As I explained to Mr Marbles, I wasn’t worried about whether or not I’d be content and fulfilled in the future – once the health stuff fell into place, I knew I’d have all the right ingredients for a very happy life. It was more a case of worrying that, if P and I weren’t going to have kids (and with adoption agencies hardly gasping to add a cancer patient to their books), then what, exactly,
were
we going to do? What was in the Grand Life Plan now? And I wasn’t alone in thinking like this. In our 2.30 a.m. talk-athon, P revealed that he had been having much the same thoughts (match made in heaven or what?).

‘It’s not just about us though, is it?’ I said to P.

‘How do you mean?’ he replied, puzzled.

‘Well, your mum and dad,’ I continued. ‘
My
mum and dad! Maybe it’s more of a shame for them than it is for us? They must have expected grandchildren, right?’

‘God, yeah, of course. And our mates will have expected it from us, too. They’re all at it, after all.’

We were in that happy stage of our lives where the people around us were endlessly announcing engagements, weddings, pregnancies and christenings, and P and I are very good at the business of being genuinely interested, enthusiastic and delighted on their behalves. (Yeah, we’re lovely like that. We should hire ourselves out. Rent-a-Reaction.)

But now there were no kids on the table, we didn’t want people to be anxiously anticipating how we’d react to their news, or for them to feel they had to water down their joy
because
of us. Yes, with every pregnancy that was announced there might be a wistful window into what could have been. Yes, it might hurt and we might shed a few tears over it behind closed doors. But we’re not the kind of people who’d ruin anyone’s fun with the unfortunate reality of our situation. So, to prepare ourselves and be ready at a moment’s notice to dish out all the right handshakes, back-slaps, hugs and congratulations, we set to making a mental list of all the friends and family we were expecting to announce baby news over the next few years, and in what order. It may have been crazy, but it made us feel better in that moment. Because, when you’ve had as huge a shock in your lives as P and I had, it’s an instinctive reaction to anticipate where the next one’s coming from.

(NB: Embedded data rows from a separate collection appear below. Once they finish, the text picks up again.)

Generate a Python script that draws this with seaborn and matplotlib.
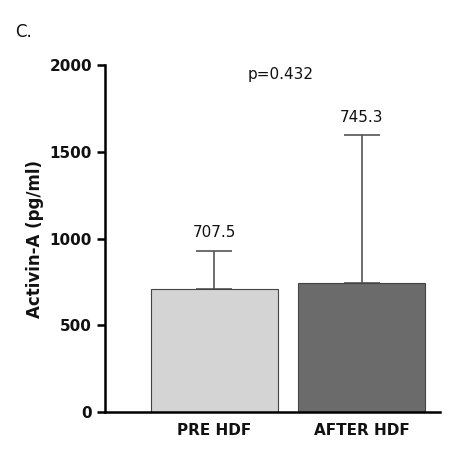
import numpy as np
import pandas as pd
import seaborn as sns
import matplotlib.pyplot as plt

groups = ['PRE HDF', 'AFTER HDF']
means = [707.5, 745.3]
upper_err = [222.5, 849.7]
bar_colors = ['#d4d4d4', '#6b6b6b']
p_text = 'p=0.432'

sns.set_theme(style='ticks')
plt.rcParams['font.family'] = ['DejaVu Sans']
plt.rcParams['text.color'] = '#111111'

df = pd.DataFrame({'group': groups, 'mean': means})

fig = plt.figure(figsize=(4.51, 4.51), dpi=100)
ax = fig.add_axes([0.233, 0.086, 0.743, 0.77])

sns.barplot(data=df, x='group', y='mean', hue='group', palette=bar_colors,
            width=0.86, edgecolor='#444444', linewidth=0.8, legend=False, ax=ax,
            zorder=2)
ax.errorbar(range(len(groups)), means, yerr=[np.zeros(len(groups)), upper_err],
            fmt='none', ecolor='#555555', elinewidth=1.2, capsize=13, capthick=1.2,
            zorder=1)

for i, (m, e) in enumerate(zip(means, upper_err)):
    ax.text(i, m + e + 60, f'{m}', ha='center', va='bottom', fontsize=11)

ax.text(0.45, 1945, p_text, ha='center', va='center', fontsize=11)
fig.text(0.033, 0.93, 'C.', fontsize=12, va='center')

ax.set_xlim(-0.74, 1.53)
ax.set_ylim(0, 2000)
ax.set_yticks([0, 500, 1000, 1500, 2000])
ax.set_xlabel('')
ax.set_ylabel('Activin-A (pg/ml)', fontsize=12, fontweight='bold', color='#111111')
for lab in ax.get_xticklabels() + ax.get_yticklabels():
    lab.set_fontweight('bold')
    lab.set_fontsize(11)
    lab.set_color('#111111')
ax.tick_params(axis='x', length=0, pad=8)
ax.tick_params(axis='y', width=1.8, length=6, color='black')
for s in ['left', 'bottom']:
    ax.spines[s].set_linewidth(1.8)
    ax.spines[s].set_color('black')
sns.despine(ax=ax)

fig.savefig('out.png', dpi=100)
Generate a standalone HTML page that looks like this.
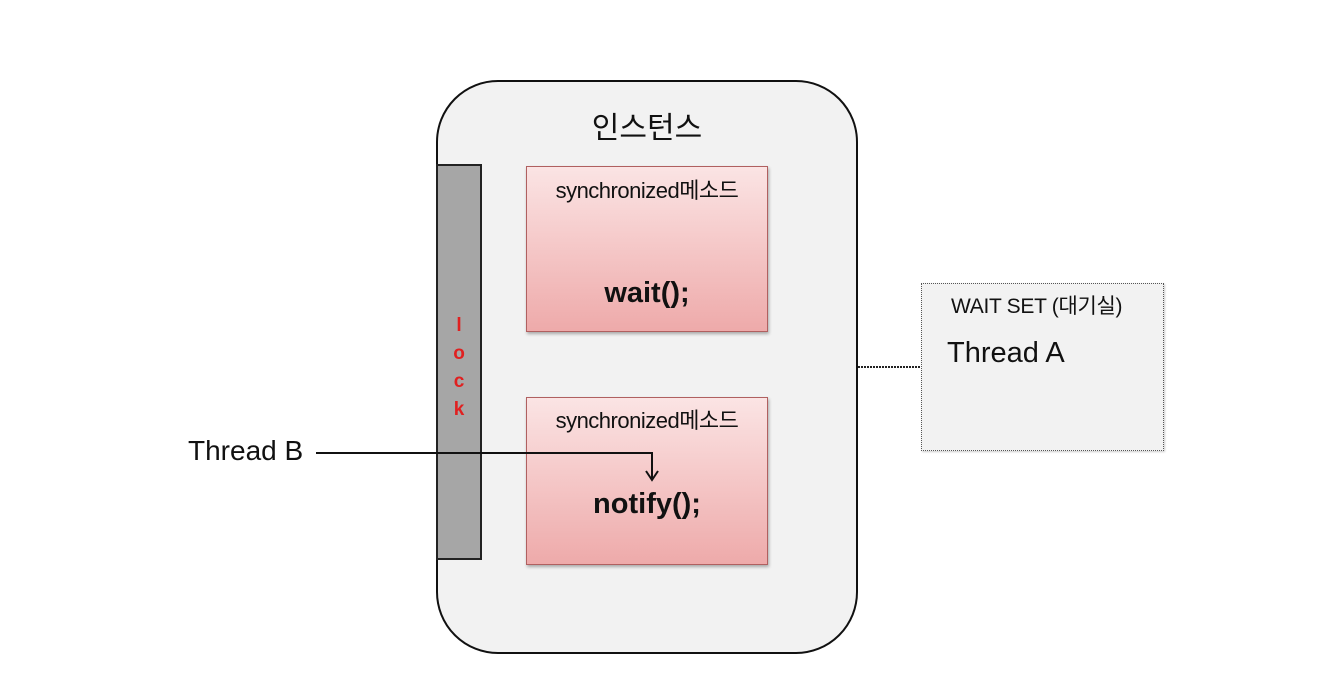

I wish I could tell you that our worrying stopped there, at the impending few years. But I’m assuming you know me better than that by now, so I might as well admit to the following conversation.

‘It’s the dinner parties I worry about,’ said P, now breaking into our stash of emergency Maltesers. ‘When all of our mates have kids and we don’t, will we have nothing to add to the conversation?’

‘You’re right, yeah,’ I agreed. ‘Like childcare and tuition fees and the latest toys.’

‘I just don’t want to stop being part of their lives because of this, you know? Because some people are defined by their children – like your parents and my parents. So I don’t want us to be defined by
not
having had them.’

‘And I don’t want anyone to patronise us because of it, either. I don’t want people to tilt their heads and say, “Ah. P and Lisa. Lovely couple. Couldn’t have kids. Shame.” Like that awful dinner party in
Bridget Jones’s Diary
or something.’

‘You know what pisses me off?’ continued P, his cheeks puffed out with honeycomb balls. ‘How some people used to say to me, “Oh you wouldn’t understand until you were married” – that kind of stuff. What? So I wouldn’t understand what it’s like to love someone so much that they’re your whole world, and you’d be completely devastated by their loss? It’s fucking ridiculous.’

‘But nobody would say that to us about kids, surely?’

‘Hmpf, I wouldn’t be so sure. I’ve heard that sentence a couple of times before,’ continued P, increasingly agitated. ‘And I never –
never
– want to hear it again.’

To put it simply, we just didn’t want people feeling sorry for us. Because there was nothing to feel sorry for and because, despite everything, I don’t know many people with as happy a relationship as me and P. And, kids or no kids, that’s quite the lucky break.